Every President since Jimmy Carter has used this statutory authority, and a time of war is the wrong time to weaken the President's ability to protect the American people. (Applause.) And as Congress debates the issue of how to set up this department, I'm confident they're going to look to me to say, well, is it being done right, after they got the bill passed. And, therefore, it is important that we have the managerial flexibility to get the job done right. We can't be -- we can't be micro-managed. We ought to say, let's make sure authority and responsibility are aligned so they can more adequately protect the homeland.

Now, look, I fully understand the concerns of some of the unions here in Washington. Somehow, they believe that this is an attempt by the administration to undermine the basic rights of workers. I reject that, as strongly as I can state it. I have great respect for the federal employees. I travel the country as one of them, talking about how we need to work together to protect the homeland.

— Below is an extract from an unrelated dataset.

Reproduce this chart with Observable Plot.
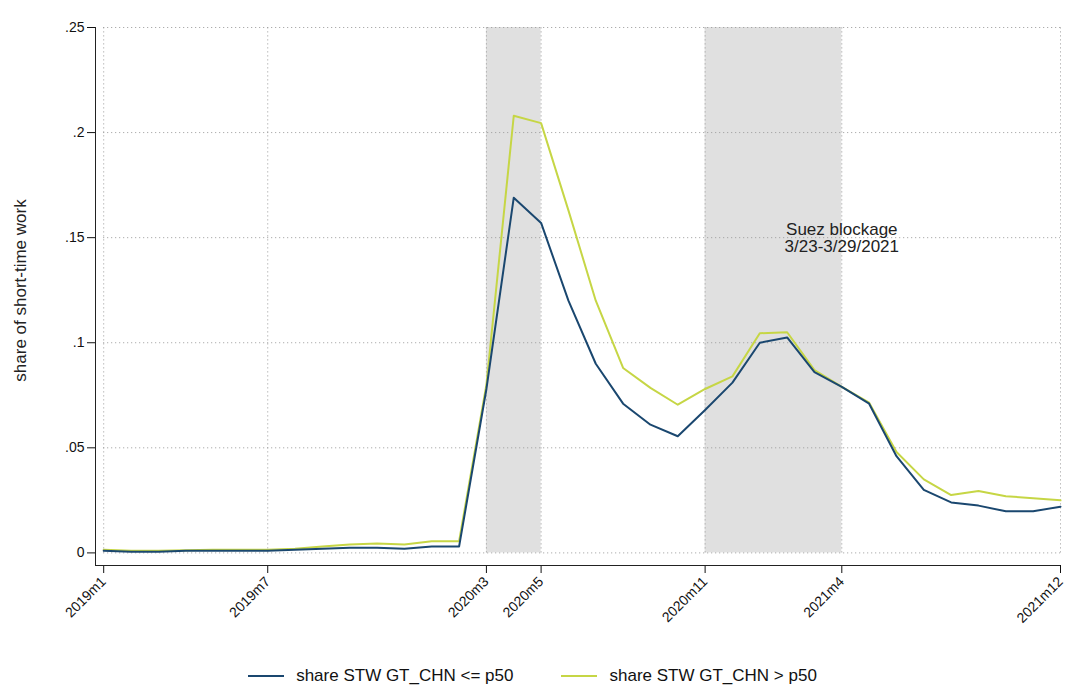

I think of the times I've gone to Coast Guard cutters or gone to ports of authority or gone to our labs or seen our first responders, many of whom happen to be a member of the union. Never have I said, show me your card. I've always said, thanks for being a proud American and for working hard for the American people.

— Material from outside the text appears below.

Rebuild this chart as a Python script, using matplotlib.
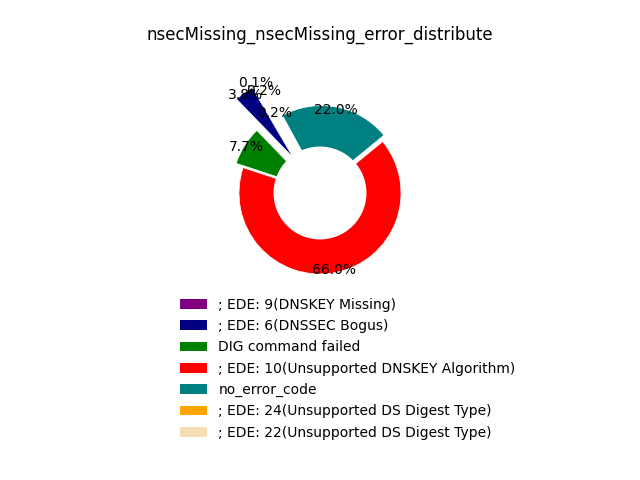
import matplotlib
matplotlib.use('Agg')
import matplotlib.pyplot as plt

labels = ['; EDE: 9(DNSKEY Missing)', '; EDE: 6(DNSSEC Bogus)', 'DIG command failed',
          '; EDE: 10(Unsupported DNSKEY Algorithm)', 'no_error_code',
          '; EDE: 24(Unsupported DS Digest Type)', '; EDE: 22(Unsupported DS Digest Type)']
values = [0.1, 3.8, 7.7, 66.0, 22.0, 0.2, 0.2]
colors = ['purple', 'navy', 'green', 'red', 'teal', 'orange', 'wheat']
explode = [0.6, 0.55, 0.1, 0.0, 0.08, 0.47, 0.17]

fig = plt.figure(figsize=(6.4, 4.8), dpi=100)
ax = fig.add_axes([0.3418, 0.387, 0.3164, 0.4219])

wedges, texts, autotexts = ax.pie(values, colors=colors, explode=explode, startangle=120,
                                  autopct='%1.1f%%', pctdistance=0.97,
                                  wedgeprops={'edgecolor': 'white', 'linewidth': 0.5})
ax.add_artist(plt.Circle((0, 0), 0.565, color='white'))
for t in autotexts:
    t.set_zorder(5)
ax.set_aspect('equal')

fig.text(0.5, 1 - 35 / 480, 'nsecMissing_nsecMissing_error_distribute', ha='center', va='center', fontsize=12)
leg = fig.legend(wedges, labels, loc='upper left', bbox_to_anchor=(167 / 640, 1 - 285 / 480),
                 frameon=False, labelspacing=0.53)
for h in leg.legend_handles:
    h.set_edgecolor('none')

fig.savefig('out.png')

So the notion of flexibility will in no way undermine the basic rights of federal workers. Workers will retain whistle-blower protection, collective bargaining rights, and protection against unlawful discrimination. The new Secretary must have the freedom to get the right people in the right job at the right time, and to hold them accountable. He needs the ability to move money and resources quickly in response to new threats, without all kinds of bureaucratic rules and obstacles. And when we face unprecedented threats, like we're facing, we cannot have business as usual.

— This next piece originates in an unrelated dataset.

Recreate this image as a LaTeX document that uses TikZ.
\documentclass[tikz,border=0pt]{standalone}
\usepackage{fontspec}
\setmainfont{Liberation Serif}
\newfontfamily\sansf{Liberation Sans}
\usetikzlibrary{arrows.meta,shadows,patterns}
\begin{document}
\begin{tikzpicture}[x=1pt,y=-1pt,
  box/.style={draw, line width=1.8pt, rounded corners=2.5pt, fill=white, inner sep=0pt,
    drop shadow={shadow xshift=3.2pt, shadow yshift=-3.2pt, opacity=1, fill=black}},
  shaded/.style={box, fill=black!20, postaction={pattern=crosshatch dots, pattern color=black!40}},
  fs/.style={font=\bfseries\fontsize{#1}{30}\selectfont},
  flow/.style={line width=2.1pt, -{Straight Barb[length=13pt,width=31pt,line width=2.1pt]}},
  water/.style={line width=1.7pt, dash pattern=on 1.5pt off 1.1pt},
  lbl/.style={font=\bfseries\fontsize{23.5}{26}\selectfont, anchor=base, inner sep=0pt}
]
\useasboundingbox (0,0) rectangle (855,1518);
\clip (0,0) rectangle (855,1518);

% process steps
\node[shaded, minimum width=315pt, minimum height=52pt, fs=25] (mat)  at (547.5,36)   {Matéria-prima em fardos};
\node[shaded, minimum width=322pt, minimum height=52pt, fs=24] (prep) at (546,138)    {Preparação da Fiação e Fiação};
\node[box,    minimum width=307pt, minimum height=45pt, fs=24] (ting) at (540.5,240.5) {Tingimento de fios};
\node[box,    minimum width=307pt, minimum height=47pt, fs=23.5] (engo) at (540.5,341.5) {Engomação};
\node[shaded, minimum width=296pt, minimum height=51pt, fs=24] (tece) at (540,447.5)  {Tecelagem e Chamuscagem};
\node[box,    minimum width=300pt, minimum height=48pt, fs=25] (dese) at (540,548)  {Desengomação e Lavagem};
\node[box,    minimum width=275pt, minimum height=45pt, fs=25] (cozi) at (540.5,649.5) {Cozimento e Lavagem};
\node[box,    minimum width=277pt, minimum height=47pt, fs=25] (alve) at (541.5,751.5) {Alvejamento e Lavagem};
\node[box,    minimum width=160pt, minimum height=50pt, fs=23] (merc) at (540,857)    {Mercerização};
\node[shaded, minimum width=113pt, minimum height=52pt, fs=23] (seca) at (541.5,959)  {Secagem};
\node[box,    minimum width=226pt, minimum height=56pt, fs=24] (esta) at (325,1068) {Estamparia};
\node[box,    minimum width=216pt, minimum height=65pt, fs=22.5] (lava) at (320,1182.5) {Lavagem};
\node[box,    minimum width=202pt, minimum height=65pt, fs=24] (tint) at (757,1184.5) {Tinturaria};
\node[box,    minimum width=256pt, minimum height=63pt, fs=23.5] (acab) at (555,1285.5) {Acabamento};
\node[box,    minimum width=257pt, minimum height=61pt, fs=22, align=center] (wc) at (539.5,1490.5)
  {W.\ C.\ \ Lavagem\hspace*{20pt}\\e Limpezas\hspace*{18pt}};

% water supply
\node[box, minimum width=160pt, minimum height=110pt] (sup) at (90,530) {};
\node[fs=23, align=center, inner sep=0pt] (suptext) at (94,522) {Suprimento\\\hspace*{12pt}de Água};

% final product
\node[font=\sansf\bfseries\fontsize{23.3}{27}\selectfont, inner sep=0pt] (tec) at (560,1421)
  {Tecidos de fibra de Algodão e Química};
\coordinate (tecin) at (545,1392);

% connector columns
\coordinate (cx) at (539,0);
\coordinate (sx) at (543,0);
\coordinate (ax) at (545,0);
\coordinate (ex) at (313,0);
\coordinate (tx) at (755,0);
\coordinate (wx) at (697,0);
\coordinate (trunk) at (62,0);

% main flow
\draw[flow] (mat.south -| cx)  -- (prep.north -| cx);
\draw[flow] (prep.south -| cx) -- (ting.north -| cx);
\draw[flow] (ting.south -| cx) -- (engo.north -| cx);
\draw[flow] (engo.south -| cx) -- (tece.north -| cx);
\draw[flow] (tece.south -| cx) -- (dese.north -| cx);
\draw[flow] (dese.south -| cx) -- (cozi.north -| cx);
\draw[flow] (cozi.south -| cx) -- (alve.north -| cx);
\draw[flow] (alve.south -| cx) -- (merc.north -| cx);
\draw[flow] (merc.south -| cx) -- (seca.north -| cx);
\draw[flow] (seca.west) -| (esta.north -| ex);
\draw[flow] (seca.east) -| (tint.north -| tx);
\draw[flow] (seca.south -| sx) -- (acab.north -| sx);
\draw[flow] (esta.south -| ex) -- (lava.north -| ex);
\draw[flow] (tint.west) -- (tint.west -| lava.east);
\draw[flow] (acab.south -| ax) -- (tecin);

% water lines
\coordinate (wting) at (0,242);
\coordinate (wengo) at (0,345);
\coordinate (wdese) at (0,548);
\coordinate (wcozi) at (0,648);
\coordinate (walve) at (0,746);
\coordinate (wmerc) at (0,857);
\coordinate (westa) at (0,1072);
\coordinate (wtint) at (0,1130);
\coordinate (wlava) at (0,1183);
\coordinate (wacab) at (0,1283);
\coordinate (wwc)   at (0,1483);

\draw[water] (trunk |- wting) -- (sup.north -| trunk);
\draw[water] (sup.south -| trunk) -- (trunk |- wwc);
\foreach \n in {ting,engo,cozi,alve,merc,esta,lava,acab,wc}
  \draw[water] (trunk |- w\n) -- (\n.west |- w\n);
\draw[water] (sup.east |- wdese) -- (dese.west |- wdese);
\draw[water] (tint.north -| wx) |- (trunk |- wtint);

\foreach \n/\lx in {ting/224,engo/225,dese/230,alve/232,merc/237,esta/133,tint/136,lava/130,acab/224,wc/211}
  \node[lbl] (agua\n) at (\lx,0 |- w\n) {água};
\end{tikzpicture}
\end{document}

I am -- I appreciate the work of Senator Lieberman. He's working hard. I am concerned, however, the way the committee has passed out the homeland security bill. The bill doesn't have enough managerial flexibility, as far as I'm concerned. I look forward to working with the Senator and the Republican members to get the bill right; to make sure that when we look back at what we've done we will have left behind a legacy, a legacy that will allow future Senators and future members of the House and a future President to say, I can better protect the homeland thanks to what was done in the year 2002.

It's very interesting that Harry Truman took on the same task. And as I understand, it was on this day 35** years ago that he signed the National Security Act of 1947. It was an Act that helped win the Cold War by consolidating the Navy and the Army and the newly independent Air Force into what was interestingly called the National Military Establishment. (Laughter.) It's now known as the Department of Defense. (Laughter.)

But he thought boldly, and so did the members of Congress. They recognized that after World War II we were going to enter into a new era. And therefore they adjusted the sights of the federal government. That's what has happened now. History has called us into action. We're entering a new era, and we must adjust our sights, and we must respond.

And I know the members here, and I know the members on the floor that are working hard. And I'm confident we will respond in a way that will make America proud -- America proud of our efforts to come together but, more importantly, America more secure in the knowledge that we're doing everything we can to protect the homeland.

Thank you all for coming. May God bless your work, and may God bless America. (Applause.)